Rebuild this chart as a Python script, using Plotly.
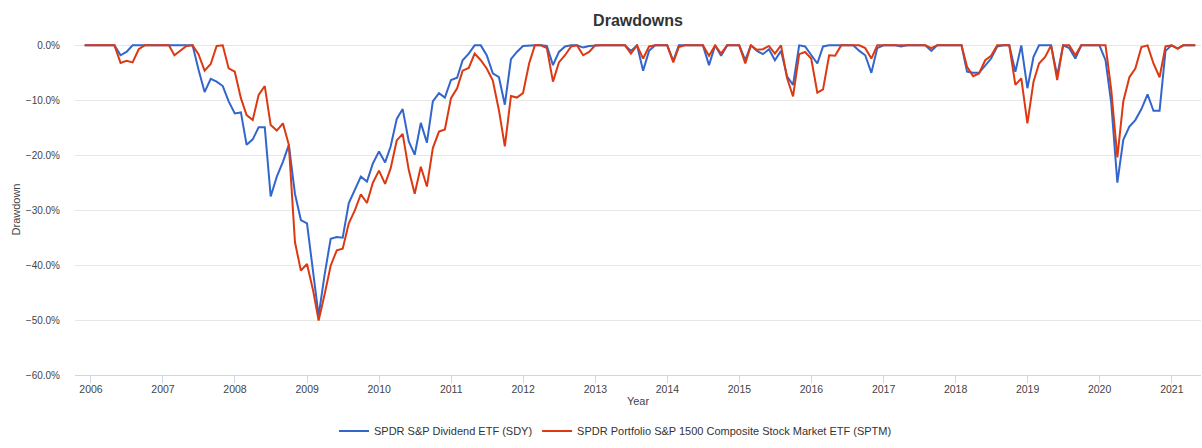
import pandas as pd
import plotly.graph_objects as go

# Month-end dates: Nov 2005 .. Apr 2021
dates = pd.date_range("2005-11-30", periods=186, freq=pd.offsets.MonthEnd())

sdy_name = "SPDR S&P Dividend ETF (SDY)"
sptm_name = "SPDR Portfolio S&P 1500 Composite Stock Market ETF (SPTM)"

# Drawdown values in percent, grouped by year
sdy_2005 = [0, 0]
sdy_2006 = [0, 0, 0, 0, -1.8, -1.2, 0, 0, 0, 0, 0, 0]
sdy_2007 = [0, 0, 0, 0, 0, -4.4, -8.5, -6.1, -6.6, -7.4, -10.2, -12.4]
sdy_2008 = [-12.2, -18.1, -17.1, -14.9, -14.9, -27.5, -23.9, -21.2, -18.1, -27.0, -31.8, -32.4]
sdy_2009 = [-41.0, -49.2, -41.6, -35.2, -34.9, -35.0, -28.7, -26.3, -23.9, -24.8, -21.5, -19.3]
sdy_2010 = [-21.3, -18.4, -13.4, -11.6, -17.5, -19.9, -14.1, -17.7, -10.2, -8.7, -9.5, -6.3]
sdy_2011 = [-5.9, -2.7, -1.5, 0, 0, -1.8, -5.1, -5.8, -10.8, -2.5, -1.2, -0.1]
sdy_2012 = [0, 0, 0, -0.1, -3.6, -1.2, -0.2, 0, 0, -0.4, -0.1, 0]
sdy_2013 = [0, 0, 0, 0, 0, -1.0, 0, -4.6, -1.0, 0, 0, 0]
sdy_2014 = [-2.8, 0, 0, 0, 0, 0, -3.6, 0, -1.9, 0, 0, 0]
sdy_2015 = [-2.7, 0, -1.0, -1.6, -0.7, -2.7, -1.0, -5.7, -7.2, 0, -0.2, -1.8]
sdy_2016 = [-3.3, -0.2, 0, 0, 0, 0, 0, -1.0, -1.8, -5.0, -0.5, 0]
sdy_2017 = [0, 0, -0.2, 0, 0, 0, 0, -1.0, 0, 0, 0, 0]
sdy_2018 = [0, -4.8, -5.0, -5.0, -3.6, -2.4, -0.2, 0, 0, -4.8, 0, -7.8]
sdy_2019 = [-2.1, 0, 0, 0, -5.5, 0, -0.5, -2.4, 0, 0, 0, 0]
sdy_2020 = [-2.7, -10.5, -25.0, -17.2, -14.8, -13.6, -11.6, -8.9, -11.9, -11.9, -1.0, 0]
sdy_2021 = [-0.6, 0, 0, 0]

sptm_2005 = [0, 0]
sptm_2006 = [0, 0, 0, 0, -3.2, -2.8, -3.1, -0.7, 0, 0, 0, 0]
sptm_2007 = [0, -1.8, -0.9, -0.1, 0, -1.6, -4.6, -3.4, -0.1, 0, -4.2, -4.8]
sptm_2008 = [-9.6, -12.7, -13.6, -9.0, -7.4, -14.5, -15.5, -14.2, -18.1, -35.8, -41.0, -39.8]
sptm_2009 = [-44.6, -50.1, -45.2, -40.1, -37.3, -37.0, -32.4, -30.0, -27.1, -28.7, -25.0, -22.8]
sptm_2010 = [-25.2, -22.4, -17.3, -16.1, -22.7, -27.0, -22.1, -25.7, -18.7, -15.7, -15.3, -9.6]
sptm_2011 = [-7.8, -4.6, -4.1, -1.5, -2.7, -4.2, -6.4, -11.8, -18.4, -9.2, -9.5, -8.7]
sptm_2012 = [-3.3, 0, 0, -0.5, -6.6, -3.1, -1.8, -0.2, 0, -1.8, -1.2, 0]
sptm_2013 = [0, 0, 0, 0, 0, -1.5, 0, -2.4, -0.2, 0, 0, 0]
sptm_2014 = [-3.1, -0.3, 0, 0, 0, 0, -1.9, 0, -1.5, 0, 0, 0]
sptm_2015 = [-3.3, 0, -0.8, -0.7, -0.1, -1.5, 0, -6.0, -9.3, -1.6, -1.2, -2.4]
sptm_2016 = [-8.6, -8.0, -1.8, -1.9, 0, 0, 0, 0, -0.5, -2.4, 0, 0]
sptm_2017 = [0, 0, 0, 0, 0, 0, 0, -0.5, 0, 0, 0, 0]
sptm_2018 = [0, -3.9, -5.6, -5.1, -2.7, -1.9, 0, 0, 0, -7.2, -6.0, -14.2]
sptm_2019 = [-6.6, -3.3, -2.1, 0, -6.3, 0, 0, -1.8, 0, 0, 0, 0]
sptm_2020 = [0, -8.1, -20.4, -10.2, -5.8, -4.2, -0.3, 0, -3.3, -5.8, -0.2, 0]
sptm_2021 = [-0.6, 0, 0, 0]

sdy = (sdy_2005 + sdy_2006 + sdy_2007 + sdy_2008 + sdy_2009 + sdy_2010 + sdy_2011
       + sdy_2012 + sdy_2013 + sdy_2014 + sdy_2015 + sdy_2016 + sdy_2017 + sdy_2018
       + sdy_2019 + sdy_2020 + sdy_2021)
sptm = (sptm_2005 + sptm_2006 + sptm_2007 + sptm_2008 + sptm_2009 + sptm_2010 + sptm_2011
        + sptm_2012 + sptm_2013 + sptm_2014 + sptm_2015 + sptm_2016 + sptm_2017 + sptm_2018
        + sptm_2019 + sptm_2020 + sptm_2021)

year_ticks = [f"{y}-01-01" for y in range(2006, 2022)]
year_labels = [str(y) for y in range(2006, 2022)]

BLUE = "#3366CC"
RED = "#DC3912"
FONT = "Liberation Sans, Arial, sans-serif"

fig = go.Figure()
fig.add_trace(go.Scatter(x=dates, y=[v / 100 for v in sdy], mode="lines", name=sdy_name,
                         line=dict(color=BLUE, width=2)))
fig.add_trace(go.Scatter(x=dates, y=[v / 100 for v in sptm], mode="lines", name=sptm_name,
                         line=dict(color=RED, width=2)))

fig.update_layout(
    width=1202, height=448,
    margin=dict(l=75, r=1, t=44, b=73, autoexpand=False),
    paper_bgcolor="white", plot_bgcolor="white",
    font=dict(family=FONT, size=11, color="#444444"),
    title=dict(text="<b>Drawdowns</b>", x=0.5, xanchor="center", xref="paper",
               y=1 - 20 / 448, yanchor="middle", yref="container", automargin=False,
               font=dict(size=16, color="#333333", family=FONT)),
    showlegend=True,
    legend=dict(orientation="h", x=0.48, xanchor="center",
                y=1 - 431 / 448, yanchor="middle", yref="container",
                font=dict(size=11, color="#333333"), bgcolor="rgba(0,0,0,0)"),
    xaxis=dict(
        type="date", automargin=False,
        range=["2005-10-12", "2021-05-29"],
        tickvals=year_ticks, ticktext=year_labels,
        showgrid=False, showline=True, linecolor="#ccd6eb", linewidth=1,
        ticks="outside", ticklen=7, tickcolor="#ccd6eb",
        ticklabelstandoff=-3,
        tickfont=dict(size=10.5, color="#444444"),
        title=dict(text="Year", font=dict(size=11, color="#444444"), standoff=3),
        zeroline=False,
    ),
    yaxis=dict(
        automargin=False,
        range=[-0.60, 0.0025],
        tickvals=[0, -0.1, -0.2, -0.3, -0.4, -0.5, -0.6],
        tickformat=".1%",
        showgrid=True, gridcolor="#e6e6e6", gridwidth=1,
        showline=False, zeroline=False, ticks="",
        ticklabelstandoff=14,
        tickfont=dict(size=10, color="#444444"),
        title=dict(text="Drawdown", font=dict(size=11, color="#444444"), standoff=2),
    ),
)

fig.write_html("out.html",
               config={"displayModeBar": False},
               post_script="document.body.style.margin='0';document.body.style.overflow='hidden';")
###
What you have to do
Quote the full listing above word for word; exclude every picture from the copy.

Answer below
Rebuild this chart as a Python script, using Plotly.
import pandas as pd
import plotly.graph_objects as go

# Month-end dates: Nov 2005 .. Apr 2021
dates = pd.date_range("2005-11-30", periods=186, freq=pd.offsets.MonthEnd())

sdy_name = "SPDR S&P Dividend ETF (SDY)"
sptm_name = "SPDR Portfolio S&P 1500 Composite Stock Market ETF (SPTM)"

# Drawdown values in percent, grouped by year
sdy_2005 = [0, 0]
sdy_2006 = [0, 0, 0, 0, -1.8, -1.2, 0, 0, 0, 0, 0, 0]
sdy_2007 = [0, 0, 0, 0, 0, -4.4, -8.5, -6.1, -6.6, -7.4, -10.2, -12.4]
sdy_2008 = [-12.2, -18.1, -17.1, -14.9, -14.9, -27.5, -23.9, -21.2, -18.1, -27.0, -31.8, -32.4]
sdy_2009 = [-41.0, -49.2, -41.6, -35.2, -34.9, -35.0, -28.7, -26.3, -23.9, -24.8, -21.5, -19.3]
sdy_2010 = [-21.3, -18.4, -13.4, -11.6, -17.5, -19.9, -14.1, -17.7, -10.2, -8.7, -9.5, -6.3]
sdy_2011 = [-5.9, -2.7, -1.5, 0, 0, -1.8, -5.1, -5.8, -10.8, -2.5, -1.2, -0.1]
sdy_2012 = [0, 0, 0, -0.1, -3.6, -1.2, -0.2, 0, 0, -0.4, -0.1, 0]
sdy_2013 = [0, 0, 0, 0, 0, -1.0, 0, -4.6, -1.0, 0, 0, 0]
sdy_2014 = [-2.8, 0, 0, 0, 0, 0, -3.6, 0, -1.9, 0, 0, 0]
sdy_2015 = [-2.7, 0, -1.0, -1.6, -0.7, -2.7, -1.0, -5.7, -7.2, 0, -0.2, -1.8]
sdy_2016 = [-3.3, -0.2, 0, 0, 0, 0, 0, -1.0, -1.8, -5.0, -0.5, 0]
sdy_2017 = [0, 0, -0.2, 0, 0, 0, 0, -1.0, 0, 0, 0, 0]
sdy_2018 = [0, -4.8, -5.0, -5.0, -3.6, -2.4, -0.2, 0, 0, -4.8, 0, -7.8]
sdy_2019 = [-2.1, 0, 0, 0, -5.5, 0, -0.5, -2.4, 0, 0, 0, 0]
sdy_2020 = [-2.7, -10.5, -25.0, -17.2, -14.8, -13.6, -11.6, -8.9, -11.9, -11.9, -1.0, 0]
sdy_2021 = [-0.6, 0, 0, 0]

sptm_2005 = [0, 0]
sptm_2006 = [0, 0, 0, 0, -3.2, -2.8, -3.1, -0.7, 0, 0, 0, 0]
sptm_2007 = [0, -1.8, -0.9, -0.1, 0, -1.6, -4.6, -3.4, -0.1, 0, -4.2, -4.8]
sptm_2008 = [-9.6, -12.7, -13.6, -9.0, -7.4, -14.5, -15.5, -14.2, -18.1, -35.8, -41.0, -39.8]
sptm_2009 = [-44.6, -50.1, -45.2, -40.1, -37.3, -37.0, -32.4, -30.0, -27.1, -28.7, -25.0, -22.8]
sptm_2010 = [-25.2, -22.4, -17.3, -16.1, -22.7, -27.0, -22.1, -25.7, -18.7, -15.7, -15.3, -9.6]
sptm_2011 = [-7.8, -4.6, -4.1, -1.5, -2.7, -4.2, -6.4, -11.8, -18.4, -9.2, -9.5, -8.7]
sptm_2012 = [-3.3, 0, 0, -0.5, -6.6, -3.1, -1.8, -0.2, 0, -1.8, -1.2, 0]
sptm_2013 = [0, 0, 0, 0, 0, -1.5, 0, -2.4, -0.2, 0, 0, 0]
sptm_2014 = [-3.1, -0.3, 0, 0, 0, 0, -1.9, 0, -1.5, 0, 0, 0]
sptm_2015 = [-3.3, 0, -0.8, -0.7, -0.1, -1.5, 0, -6.0, -9.3, -1.6, -1.2, -2.4]
sptm_2016 = [-8.6, -8.0, -1.8, -1.9, 0, 0, 0, 0, -0.5, -2.4, 0, 0]
sptm_2017 = [0, 0, 0, 0, 0, 0, 0, -0.5, 0, 0, 0, 0]
sptm_2018 = [0, -3.9, -5.6, -5.1, -2.7, -1.9, 0, 0, 0, -7.2, -6.0, -14.2]
sptm_2019 = [-6.6, -3.3, -2.1, 0, -6.3, 0, 0, -1.8, 0, 0, 0, 0]
sptm_2020 = [0, -8.1, -20.4, -10.2, -5.8, -4.2, -0.3, 0, -3.3, -5.8, -0.2, 0]
sptm_2021 = [-0.6, 0, 0, 0]

sdy = (sdy_2005 + sdy_2006 + sdy_2007 + sdy_2008 + sdy_2009 + sdy_2010 + sdy_2011
       + sdy_2012 + sdy_2013 + sdy_2014 + sdy_2015 + sdy_2016 + sdy_2017 + sdy_2018
       + sdy_2019 + sdy_2020 + sdy_2021)
sptm = (sptm_2005 + sptm_2006 + sptm_2007 + sptm_2008 + sptm_2009 + sptm_2010 + sptm_2011
        + sptm_2012 + sptm_2013 + sptm_2014 + sptm_2015 + sptm_2016 + sptm_2017 + sptm_2018
        + sptm_2019 + sptm_2020 + sptm_2021)

year_ticks = [f"{y}-01-01" for y in range(2006, 2022)]
year_labels = [str(y) for y in range(2006, 2022)]

BLUE = "#3366CC"
RED = "#DC3912"
FONT = "Liberation Sans, Arial, sans-serif"

fig = go.Figure()
fig.add_trace(go.Scatter(x=dates, y=[v / 100 for v in sdy], mode="lines", name=sdy_name,
                         line=dict(color=BLUE, width=2)))
fig.add_trace(go.Scatter(x=dates, y=[v / 100 for v in sptm], mode="lines", name=sptm_name,
                         line=dict(color=RED, width=2)))

fig.update_layout(
    width=1202, height=448,
    margin=dict(l=75, r=1, t=44, b=73, autoexpand=False),
    paper_bgcolor="white", plot_bgcolor="white",
    font=dict(family=FONT, size=11, color="#444444"),
    title=dict(text="<b>Drawdowns</b>", x=0.5, xanchor="center", xref="paper",
               y=1 - 20 / 448, yanchor="middle", yref="container", automargin=False,
               font=dict(size=16, color="#333333", family=FONT)),
    showlegend=True,
    legend=dict(orientation="h", x=0.48, xanchor="center",
                y=1 - 431 / 448, yanchor="middle", yref="container",
                font=dict(size=11, color="#333333"), bgcolor="rgba(0,0,0,0)"),
    xaxis=dict(
        type="date", automargin=False,
        range=["2005-10-12", "2021-05-29"],
        tickvals=year_ticks, ticktext=year_labels,
        showgrid=False, showline=True, linecolor="#ccd6eb", linewidth=1,
        ticks="outside", ticklen=7, tickcolor="#ccd6eb",
        ticklabelstandoff=-3,
        tickfont=dict(size=10.5, color="#444444"),
        title=dict(text="Year", font=dict(size=11, color="#444444"), standoff=3),
        zeroline=False,
    ),
    yaxis=dict(
        automargin=False,
        range=[-0.60, 0.0025],
        tickvals=[0, -0.1, -0.2, -0.3, -0.4, -0.5, -0.6],
        tickformat=".1%",
        showgrid=True, gridcolor="#e6e6e6", gridwidth=1,
        showline=False, zeroline=False, ticks="",
        ticklabelstandoff=14,
        tickfont=dict(size=10, color="#444444"),
        title=dict(text="Drawdown", font=dict(size=11, color="#444444"), standoff=2),
    ),
)

fig.write_html("out.html",
               config={"displayModeBar": False},
               post_script="document.body.style.margin='0';document.body.style.overflow='hidden';")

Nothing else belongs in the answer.